Citing the Economist, he notes that this demand could soon outstrip supply, which may stall the world’s decarbonisation plans. “To meet the needs of a swiftly changing energy sector, it’s time that investments are made to ensure that the mining industry assists the sustainable energy revolution and doesn’t act as a blocker.”
He suggests that mining companies focus on digital transformation, which will give them access to Fourth Industrial Revolution (4IR) capabilities that will enable new levels of productivity and efficiency. “This needs to be done with a clear focus on sustainability and safety.”
Digital Transformations Require Reliable Connectivity
The digital transformation of mines, or Mining 4.0, will allow companies to access and manipulate operational data using analytics to enhance productivity, sustainability and safety. Jadoul says it will enable capabilities such as autonomous operations and process efficiencies, while real-time monitoring and enhanced asset control will prolong equipment life and reduce costs and downtime.
He points to a 2021 Industrial Development Corporation information brief, which notes that “network infrastructure provides the foundation on which to develop smart operations. The infrastructure enables the collection and transfer of data to provide business-critical insights”.
As such, a robust, reliable and secure network is needed to connect assets on a large scale, one that is flexible enough to enable autonomous vehicles and equipment with the greatest mobility. “Traditional Wi-Fi isn’t going to cut it at this scale – there are many opportunities for the signal to be impeded causing connectivity hiccups that potentially impact on safety.”
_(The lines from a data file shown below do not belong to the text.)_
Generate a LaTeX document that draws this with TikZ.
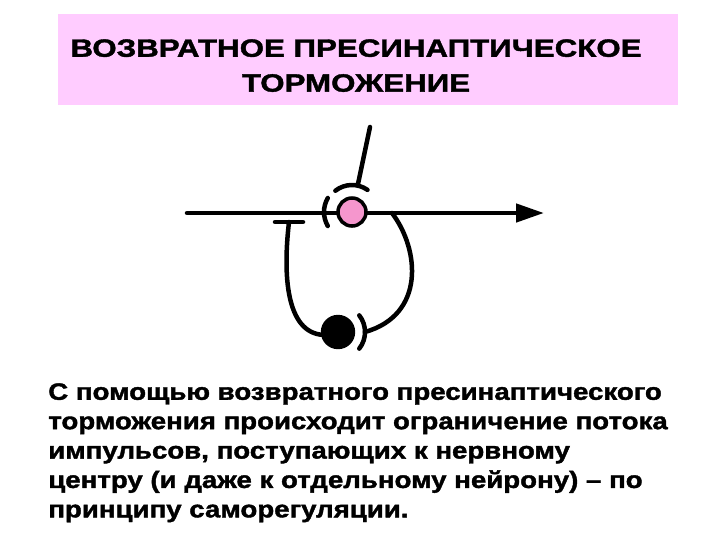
\documentclass[tikz,border=0pt]{standalone}
\usepackage{fontspec}
\setmainfont{Liberation Sans}
\newfontfamily\titlefont{Liberation Sans Bold}[FakeStretch=1.25,FakeBold=1.6]
\newfontfamily\bodyfont{Liberation Sans Bold}[FakeStretch=1.17,FakeBold=1.6]
\usepackage{xcolor}
\definecolor{mypink}{RGB}{255,204,255}
\definecolor{mycellpink}{RGB}{245,150,205}
\usepackage{tikz}
\usetikzlibrary{calc,arrows.meta,positioning}
\tikzstyle{fibre}=[line width=3.2pt,line cap=round]
\tikzstyle{precell}=[draw,line width=2.5pt,fill=mycellpink,circle,minimum size=0.7cm,inner sep=0pt]
\tikzstyle{intercell}=[fill=black,circle,minimum size=0.86cm,inner sep=0pt]

\begin{document}
\begin{tikzpicture}[x=0.025cm,y=-0.025cm]
\useasboundingbox (0,0) rectangle (720,540);
\fill[mypink] (58,14) rectangle (678,105);
\node [anchor=north,align=center,inner sep=0pt,font=\titlefont\fontsize{17.8}{24.8}\selectfont] (title) at (356,39)
  {ВОЗВРАТНОЕ ПРЕСИНАПТИЧЕСКОЕ\\ТОРМОЖЕНИЕ};

\coordinate (axonin) at (187,213);
\coordinate (axonout) at (544,213);
\coordinate (topin) at (370,127);
\coordinate (topend) at (358,184);
\coordinate (branch) at (392,213);
\coordinate (tbar) at (289,222);
\coordinate (intersyn) at (365,332);

\draw [fibre,-{Triangle[length=0.7cm,width=0.45cm]}] (axonin) -- (axonout);
\draw [fibre] (topin) -- (topend);
\draw [fibre] (275,222) -- (303,222);
\draw [fibre] (tbar) .. controls (280,300) and (295,345) .. (338,333);
\draw [fibre] (branch) .. controls (420,250) and (425,315) .. (intersyn);

\node [precell] (pre) at (352,212) {};
\node [intercell] (inter) at (338,332) {};

\draw [fibre] (pre) ++(232:27) arc [start angle=232,end angle=305,radius=27];
\draw [fibre] (pre) ++(150:28) arc [start angle=150,end angle=210,radius=28];
\draw [fibre] (inter) ++(-38:27) arc [start angle=-38,end angle=38,radius=27];

\node [anchor=north west,align=left,inner sep=0pt,font=\bodyfont\fontsize{16.8}{20.9}\selectfont] (caption) at (48,383)
  {С помощью возвратного пресинаптического\\торможения происходит ограничение потока\\импульсов, поступающих к нервному\\центру (и даже к отдельному нейрону) – по\\принципу саморегуляции.};
\end{tikzpicture}
\end{document}
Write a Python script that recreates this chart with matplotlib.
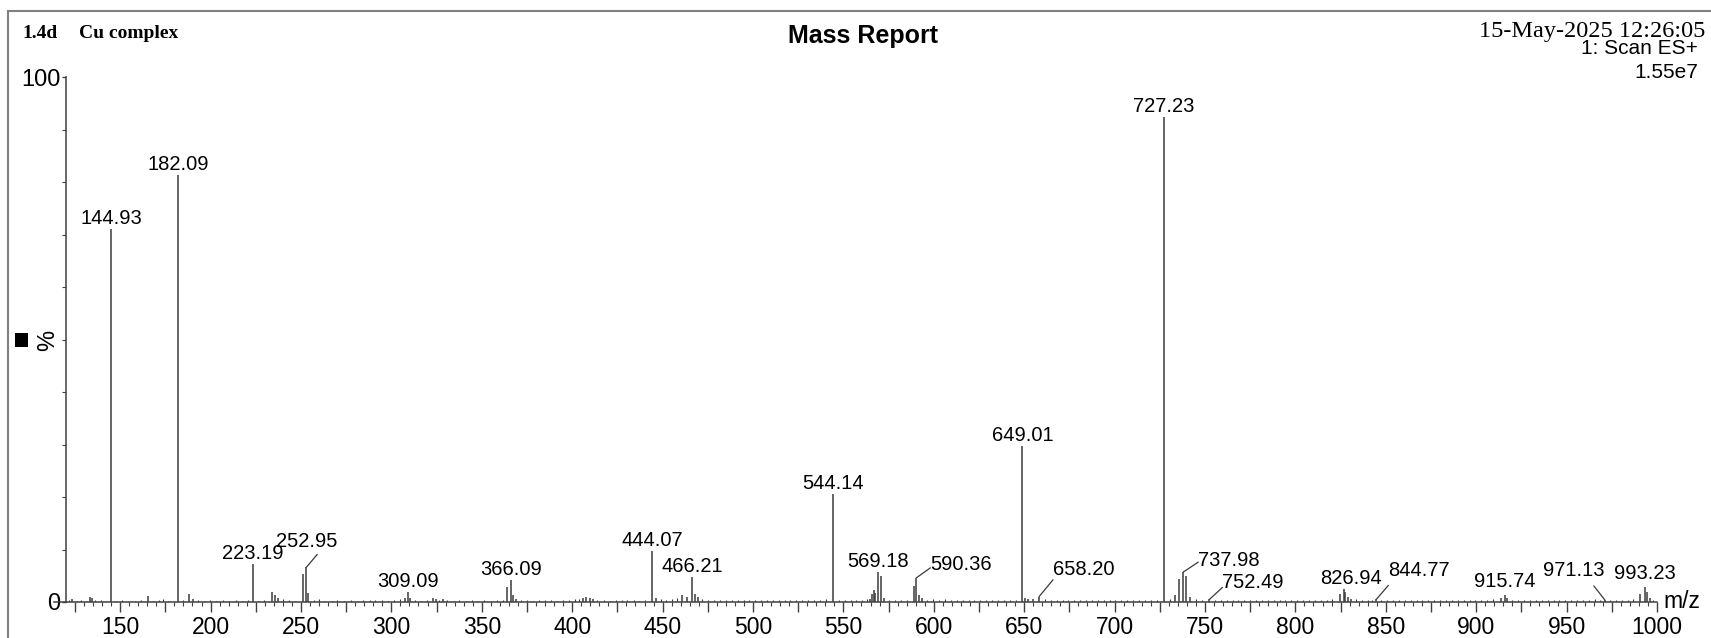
import numpy as np
import matplotlib
matplotlib.use("Agg")
import matplotlib.pyplot as plt
from matplotlib.patches import Rectangle
from matplotlib.ticker import FixedLocator, NullFormatter

# main peaks: m/z and relative intensity (%)
peak_mz = [123.1, 133.3, 134.6, 144.93, 165.5, 182.09, 188.2, 190.4,
           223.19, 234.1, 235.6, 237.4, 251.2, 252.95, 254.0,
           307.6, 309.09, 310.5, 323.2, 324.5, 328.6,
           364.2, 366.09, 367.5, 368.8, 406.0, 407.8, 409.6, 411.4,
           444.07, 446.5, 460.6, 463.4, 466.21, 468.0, 469.7,
           544.14, 564.8, 565.8, 566.9, 567.7, 569.18, 570.9, 572.7,
           588.8, 590.36, 592.0, 593.3,
           649.01, 650.6, 652.3, 655.0, 658.20,
           727.23, 733.5, 735.9, 737.98, 739.5, 741.7, 752.49,
           824.8, 826.94, 827.6, 829.0, 830.6, 844.77,
           913.8, 915.74, 917.0, 971.13, 990.8, 993.23, 994.5, 996.0]
peak_int = [0.6, 1.0, 0.7, 71.0, 1.1, 81.3, 1.6, 0.6,
            7.2, 2.0, 1.3, 0.8, 5.3, 6.6, 1.8,
            0.7, 1.9, 0.8, 0.8, 0.6, 0.5,
            2.8, 4.2, 1.3, 0.6, 0.8, 1.0, 0.8, 0.6,
            9.7, 0.7, 1.3, 1.0, 4.7, 1.6, 0.9,
            20.5, 0.6, 1.5, 2.2, 1.8, 5.7, 5.0, 0.8,
            3.1, 4.6, 1.3, 0.7,
            29.7, 0.8, 0.6, 0.5, 1.0,
            92.4, 1.3, 4.4, 5.7, 5.0, 1.0, 0.5,
            1.6, 2.5, 1.9, 1.0, 0.6, 0.5,
            0.7, 1.4, 0.8, 0.4, 1.6, 2.9, 1.9, 0.8]

# baseline noise spikes (m/z, %)
noise_peaks = [
    (121.5, .3), (126.0, .2), (128.4, .4), (131.0, .2), (136.2, .3), (139.5, .3),
    (142.0, .2), (147.5, .2), (151.2, .3), (154.6, .2), (158.0, .2), (161.3, .3),
    (168.2, .2), (171.5, .4), (173.8, .5), (176.4, .2), (185.0, .3), (193.2, .3),
    (196.5, .2), (199.8, .3), (203.0, .2), (206.7, .4), (210.4, .2), (214.0, .3),
    (217.5, .2), (220.6, .3), (226.0, .2), (229.5, .3), (240.0, .5), (243.2, .3),
    (246.5, .2), (257.0, .3), (260.0, .5), (263.5, .2), (267.0, .2), (270.2, .3),
    (274.0, .2), (277.5, .3), (281.0, .2), (284.3, .3), (288.0, .3), (291.2, .4),
    (294.6, .3), (298.0, .2), (301.5, .4), (304.6, .5), (313.2, .3), (316.5, .2),
    (319.8, .3), (326.5, .4), (331.0, .3), (334.5, .2), (337.6, .3), (341.0, .2),
    (344.5, .3), (348.0, .2), (351.5, .3), (355.0, .2), (358.4, .3), (361.5, .4),
    (371.5, .4), (375.0, .3), (378.2, .2), (381.5, .3), (385.0, .4), (388.4, .3),
    (391.6, .2), (395.0, .3), (398.2, .3), (401.5, .5), (403.8, .6), (414.0, .4),
    (417.5, .3), (420.8, .2), (424.0, .3), (427.5, .3), (430.5, .4), (434.0, .3),
    (437.2, .2), (440.5, .4), (449.0, .5), (452.0, .4), (455.2, .6), (458.0, .7),
    (472.0, .5), (475.3, .4), (478.5, .3), (481.6, .4), (485.0, .3), (488.2, .4),
    (491.5, .3), (494.8, .4), (498.0, .3), (501.3, .4), (504.5, .3), (507.8, .4),
    (511.0, .3), (514.2, .4), (517.5, .3), (520.7, .4), (524.0, .3), (527.2, .3),
    (530.5, .4), (533.7, .3), (537.0, .4), (540.2, .5), (547.5, .4), (550.7, .3),
    (554.0, .4), (557.2, .3), (560.5, .4), (562.8, .5), (575.5, .4), (578.8, .3),
    (582.0, .4), (585.3, .3), (596.5, .4), (599.8, .5), (603.0, .4), (606.3, .5),
    (609.5, .3), (612.8, .4), (616.0, .3), (619.3, .3), (622.5, .4), (625.8, .3),
    (629.0, .3), (632.3, .4), (635.5, .3), (638.8, .3), (642.0, .4), (645.3, .4),
    (661.5, .5), (664.8, .4), (668.0, .3), (671.3, .4), (674.5, .3), (677.8, .3),
    (681.0, .4), (684.3, .3), (687.5, .3), (690.8, .4), (694.0, .3), (697.3, .3),
    (700.5, .4), (703.8, .3), (707.0, .3), (710.3, .4), (713.5, .3), (716.8, .3),
    (720.0, .4), (723.3, .4), (730.5, .5), (745.0, .5), (748.3, .4), (755.5, .4),
    (758.8, .3), (762.0, .4), (765.3, .3), (768.5, .3), (771.8, .4), (775.0, .3),
    (778.3, .3), (781.5, .4), (784.8, .3), (788.0, .3), (791.3, .4), (794.5, .3),
    (797.8, .3), (801.0, .4), (804.3, .3), (807.5, .3), (810.8, .4), (814.0, .3),
    (817.3, .4), (820.5, .5), (833.5, .5), (836.8, .4), (840.0, .4), (842.5, .3),
    (847.5, .4), (850.8, .3), (854.0, .3), (857.3, .4), (860.5, .3), (863.8, .3),
    (867.0, .4), (870.3, .3), (873.5, .3), (876.8, .4), (880.0, .3), (883.3, .3),
    (886.5, .4), (889.8, .3), (893.0, .3), (896.3, .4), (899.5, .3), (902.8, .3),
    (906.0, .4), (909.3, .5), (920.0, .4), (923.3, .3), (926.5, .3), (929.8, .4),
    (933.0, .3), (936.3, .3), (939.5, .4), (942.8, .3), (946.0, .3), (949.3, .4),
    (952.5, .3), (955.8, .4), (959.0, .3), (962.3, .4), (965.5, .5), (968.5, .4),
    (974.0, .4), (977.3, .3), (980.5, .4), (983.8, .3), (987.0, .5), (998.0, .4),
]

label_mz = [144.93, 182.09, 223.19, 252.95, 309.09, 366.09, 444.07, 466.21,
            544.14, 569.18, 590.36, 649.01, 658.20, 727.23, 737.98, 752.49,
            826.94, 844.77, 915.74, 971.13, 993.23]

# label placement tweaks in pixels: (text dx, text dy above peak top, leader end dx, dy)
leaders = {
    252.95: (0, 26, 11, 13, 'center'),
    590.36: (14, 13, 14, 10, 'left'),
    658.20: (14, 27, 14, 17, 'left'),
    737.98: (15, 12, 15, 10, 'left'),
    752.49: (13, 17, 13, 12, 'left'),
    844.77: (12, 29, 12, 14, 'left'),
    971.13: (0, 29, -11, 14, 'right'),
}
shift = {826.94: (7, 0), 915.74: (0, 3), 993.23: (0, 3)}

W, H = 1711, 638
fig = plt.figure(figsize=(W / 100, H / 100), dpi=100)
line_col = '#3a3a3a'

x_left_px, x_right_px = 54, 1657
y0_px, y100_px = 602, 77
ax = fig.add_axes([x_left_px / W, (H - y0_px) / H,
                   (x_right_px - x_left_px) / W, (y0_px - y100_px) / H])
ax.set_xlim(113.4, 1000)
ax.set_ylim(0, 100)

for s in ['top', 'right']:
    ax.spines[s].set_visible(False)
ax.spines['left'].set_position(('data', 120))
for s in ['left', 'bottom']:
    ax.spines[s].set_color('#404040')
    ax.spines[s].set_linewidth(1.1)

nmz, nint = zip(*noise_peaks)
ax.vlines(nmz, 0, nint, color=line_col, lw=0.8)
ax.vlines(peak_mz, 0, peak_int, color=line_col, lw=1.1)

# axis ticks
ax.xaxis.set_major_locator(FixedLocator(np.arange(125, 1001, 25)))
ax.xaxis.set_major_formatter(plt.FuncFormatter(lambda v, p: f"{int(v)}" if v % 50 == 0 else ""))
ax.xaxis.set_minor_locator(FixedLocator(np.arange(125, 1001, 5)))
ax.tick_params(axis='x', which='major', length=7, width=1.0, color='#404040',
               labelsize=16.5, pad=3)
ax.tick_params(axis='x', which='minor', length=3, width=0.8, color='#404040')
ax.yaxis.set_major_locator(FixedLocator([0, 100]))
ax.yaxis.set_minor_locator(FixedLocator(np.arange(10, 100, 10)))
ax.yaxis.set_minor_formatter(NullFormatter())
ax.tick_params(axis='y', which='major', length=3, width=1.0, color='#404040',
               labelsize=17, pad=1)
ax.tick_params(axis='y', which='minor', length=3, width=0.8, color='#404040')
for lab in ax.get_xticklabels() + ax.get_yticklabels():
    lab.set_family('Liberation Sans')

# peak labels
heights = dict(zip(peak_mz, peak_int))
for mz in label_mz:
    top = heights[mz]
    txt = f"{mz:.2f}"
    if mz in leaders:
        tdx, tdy, ldx, ldy, ha = leaders[mz]
        ax.annotate('', xy=(mz, top), xytext=(ldx, ldy), textcoords='offset pixels',
                    arrowprops=dict(arrowstyle='-', color=line_col, lw=0.9,
                                    shrinkA=0, shrinkB=0))
        ax.annotate(txt, xy=(mz, top), xytext=(tdx, tdy), textcoords='offset pixels',
                    ha=ha, va='center', fontsize=14.5, family='Liberation Sans')
    else:
        dx, dy = shift.get(mz, (0, 0))
        ax.annotate(txt, xy=(mz, top), xytext=(dx, 5 + dy), textcoords='offset pixels',
                    ha='center', va='baseline', fontsize=14.5, family='Liberation Sans')

ax.text(1.004, 0.0, 'm/z', transform=ax.transAxes, ha='left', va='center',
        fontsize=16.5, family='Liberation Sans')


def fx(px):
    return px / W


def fy(py):
    return (H - py) / H


# header
fig.text(fx(22), fy(33), '1.4d', ha='left', va='center', fontsize=14,
         family='Liberation Serif', weight='bold')
fig.text(fx(79), fy(33), 'Cu complex', ha='left', va='center', fontsize=14,
         family='Liberation Serif', weight='bold')
fig.text(fx(863), fy(36), 'Mass Report', ha='center', va='center', fontsize=18,
         family='Liberation Sans', weight='bold')
fig.text(fx(1705), fy(31), '15-May-2025 12:26:05', ha='right', va='center',
         fontsize=17.5, family='Liberation Serif')
fig.text(fx(1698), fy(49), '1: Scan ES+', ha='right', va='center', fontsize=15,
         family='Liberation Sans')
fig.text(fx(1698), fy(73), '1.55e7', ha='right', va='center', fontsize=15,
         family='Liberation Sans')

# y label with the square marker
fig.text(fx(48), fy(340), '%', ha='center', va='center', rotation=90, fontsize=17,
         family='Liberation Sans')
fig.patches.append(Rectangle((fx(15), fy(347)), 13 / W, 14 / H, transform=fig.transFigure,
                             facecolor='black', edgecolor='none'))

# outer frame
fig.patches.append(Rectangle((fx(8), -0.1), 1.2, fy(11) + 0.1, transform=fig.transFigure,
                             facecolor='none', edgecolor='#808080', lw=1.5, clip_on=False))

fig.savefig('out.png', dpi=100)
Jadoul says that private fourth-generation/long-term evolution (4G/LTE) and 5G wireless networks are key for this digital transformation, as they are designed to overcome interference from metal and concrete structures; offer the pervasive, secure, low latency connectivity required to connect assets across an expansive mine site, above and below ground; and support mining operations from pit to port.
Benefiting from 4IR Use Cases
Private wireless networks deliver the ‘heartbeat’ low latency connectivity required to keep autonomous haulage systems (AHS) moving, ensuring vehicles and equipment operate with the highest reliability and that they can be halted in an instant to maintain safety. By automating operations, usage and operating hours can be increased for greater productivity.
Using industry and customer data, Nokia has calculated that well maintained self-driving haulage fleets can also contribute to mining sustainability goals by reducing fuel consumption by about 12.4 ℓ/h and carbon dioxide emissions by 236 t a vehicle.
“Based on these calculations, in an average mine site with a production of 150-million tons a year, an AHS fleet would reduce carbon outflow by more than 15 000 t/y. This is the equivalent of 3 300 cars being taken off the road or the need to plant 230 000 new trees – a forest the size of 2 600 football pitches.”
These savings are made possible by more predictable driving behaviour with the introduction autonomous vehicles, as well as constant monitoring of vehicle data. With access to real-time information on tyre pressure and engine temperature, besides others, the number of unplanned stops can be reduced.
Placement of 4IR sensors in and around the mine will also allow teams to monitor environmental conditions, while wearables can track the vital health signs of miners themselves.
Use of geotracking applications also delivers more support for workers, allowing people and assets to be located more rapidly. Potential hazards can be avoided using geofencing to trigger alerts that let miners know that they are entering a restricted area.
It is clear that to shape greener, safer and more productive operations mining companies must begin investing in digital transformation today, Jadoul concludes.